The futures markets are positive this morning, following strong earnings reports from several companies after yesterday's close and this morning before the opening bell. Among the releases them was Netflix (NFLX) after the market closed yesterday, which reported an impressive increase of 18.91 million subscribers in the fourth quarter, prompting traders to rapidly bid the stock up. Additionally, Dow-30 component Procter & Gamble (PG) reported better-than-expected earnings, as consumers have been purchasing more household products. The company also reaffirmed its fiscal 2025 forecast. In contrast, Dow-30 member Johnson & Johnson (JNJ) reported strong revenue and profit gains in the latest period, but cautioned that growth in fiscal 2025 will be weighted toward the second half of the year. The market did not receive this guidance well. Overall, positive earnings results have boosted investor sentiment, suggesting a strong start to the trading day.

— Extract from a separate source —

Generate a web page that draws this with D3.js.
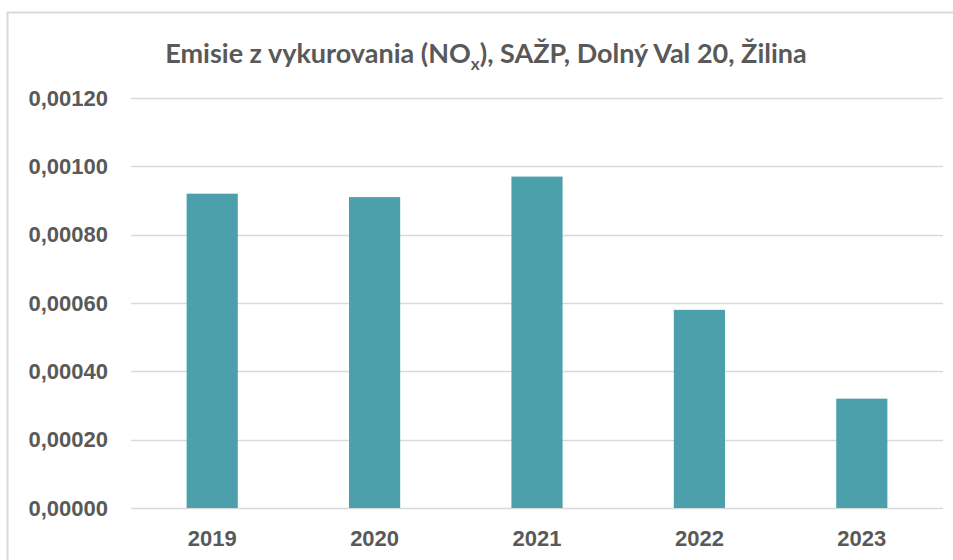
<!DOCTYPE html>
<html>
<head>
<meta charset="utf-8">
<script src="https://cdn.jsdelivr.net/npm/d3@7.9.0/dist/d3.min.js"></script>
<style>
  body { margin: 0; background: #fff; }
  svg { display: block; font-family: Lato, "Open Sans", sans-serif; }
</style>
</head>
<body>
<svg id="chart"></svg>
<script>
// Data
const years = ["2019", "2020", "2021", "2022", "2023"];
const emissions = [0.00092, 0.00091, 0.00097, 0.00058, 0.00032];
const yTicks = [0, 0.0002, 0.0004, 0.0006, 0.0008, 0.001, 0.0012];

const W = 953, H = 560;
const margin = { top: 98, right: 10, bottom: 52, left: 131 },
      width = 943 - margin.left,
      height = 508 - margin.top;

const textColor = "#595959";
const barColor = "#4BA0AC";

const svg = d3.select("#chart").attr("width", W).attr("height", H);

// Chart frame (left and top edges visible)
svg.append("path")
  .attr("d", `M7.5,${H} V12.5 H${W}`)
  .attr("fill", "none")
  .attr("stroke", "#d9d9d9")
  .attr("stroke-width", 2);

const g = svg.append("g").attr("transform", `translate(${margin.left},${margin.top})`);

const x = d3.scaleBand().domain(years).range([0, width]).paddingInner(0.685).paddingOuter(0.3425);
const y = d3.scaleLinear().domain([0, 0.0012]).range([height, 0]);

const sk = d3.formatLocale({ decimal: ",", thousands: " ", grouping: [3], currency: ["", " €"] });
const fmt = sk.format(".5f");

// Gridlines
g.append("g")
  .selectAll("line")
  .data(yTicks)
  .join("line")
  .attr("x1", 0).attr("x2", width)
  .attr("y1", d => Math.round(y(d)) + 0.5)
  .attr("y2", d => Math.round(y(d)) + 0.5)
  .attr("stroke", "#d9d9d9")
  .attr("stroke-width", 1.5);

// Y axis
const yAxis = g.append("g")
  .call(d3.axisLeft(y).tickValues(yTicks).tickFormat(fmt).tickSize(0).tickPadding(23));
yAxis.select(".domain").remove();
yAxis.selectAll("text")
  .attr("fill", textColor)
  .attr("font-size", "22px")
  .attr("font-weight", "bold");

// Bars
g.selectAll("rect.bar")
  .data(years.map((yr, i) => ({ yr, v: emissions[i] })))
  .join("rect")
  .attr("class", "bar")
  .attr("x", d => x(d.yr))
  .attr("y", d => y(d.v))
  .attr("width", x.bandwidth())
  .attr("height", d => height - y(d.v))
  .attr("fill", barColor);

// X axis
const xAxis = g.append("g")
  .attr("transform", `translate(0,${height})`)
  .call(d3.axisBottom(x).tickSize(0).tickPadding(22));
xAxis.select(".domain").remove();
xAxis.selectAll("text")
  .attr("fill", textColor)
  .attr("font-size", "22px")
  .attr("font-weight", "bold");

// Title
const title = svg.append("text")
  .attr("x", 486)
  .attr("y", 63)
  .attr("text-anchor", "middle")
  .attr("fill", textColor)
  .attr("font-size", "27px")
  .attr("font-weight", "bold");
title.append("tspan").text("Emisie z vykurovania (NO");
title.append("tspan").attr("font-size", "17px").attr("dy", 7).text("x");
title.append("tspan").attr("dy", -7).text("), SAŽP, Dolný Val 20, Žilina");
</script>
</body>
</html>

The stock market started positively yesterday following the recess due to the Martin Luther King Jr. Day Holiday and the inauguration of a new U.S. Presidential Administration. Investors believe that President Trump's policies will be more business-friendly, and investors have started to price in a longer ramp up time for tariffs on goods from abroad. This led to a strong start for the major market indices. However, the markets moved lower for a brief spell early in the day before resuming the march higher, and the major market indices ended near their highs of the day. Overall, the S&P 500 increased 53 points (up 0.88%), the NASDAQ gained 127 points (up 0.64%), and the Dow Jones Industrial Average was higher by 538 points (up 1.24%). Market breadth was very positive, as advancers outpaced decliners by a 4.1-to-1.0 ratio. Industrial stocks were amongst the best performers on the day, while energy issues were amongst the worst performers.
In commodity news, oil prices have continued to slide following several developments. President Trump signed an executive order Monday to exit from the Paris Climate Agreement and instructed the Energy Department to lift the freeze on LNG export permit applications. Traders digested these developments, along with the new Administration’s announcements indicating it would be much more amenable to new oil projects, as it anticipates higher future supply flows, causing prices to decline for the commodity.
Elsewhere, U.S. Treasury bond yields largely increased as traders moved out of the safe haven asset. The Chicago Board Options Exchange Volatility Index, or VIX, commonly known as the fear index, declined rapidly through the day yesterday, as traders moved away from options protection while piling into equities.
Several economic reports are scheduled in the days ahead. These include initial jobless claims on Thursday, while existing home sales, the final University of Michigan Consumer Sentiment Report for January, and the S&P flash U.S. Services and Manufacturing Purchasing Managers Indices will be released on Friday. Elsewhere, several hundred companies will be releasing their quarterly results, including many large financial institutions and several communications companies such as Dow component Verizon Communications (VZ). - John E. Seibert III
At the time of this article’s writing, the author held positions in one or more of the companies mentioned.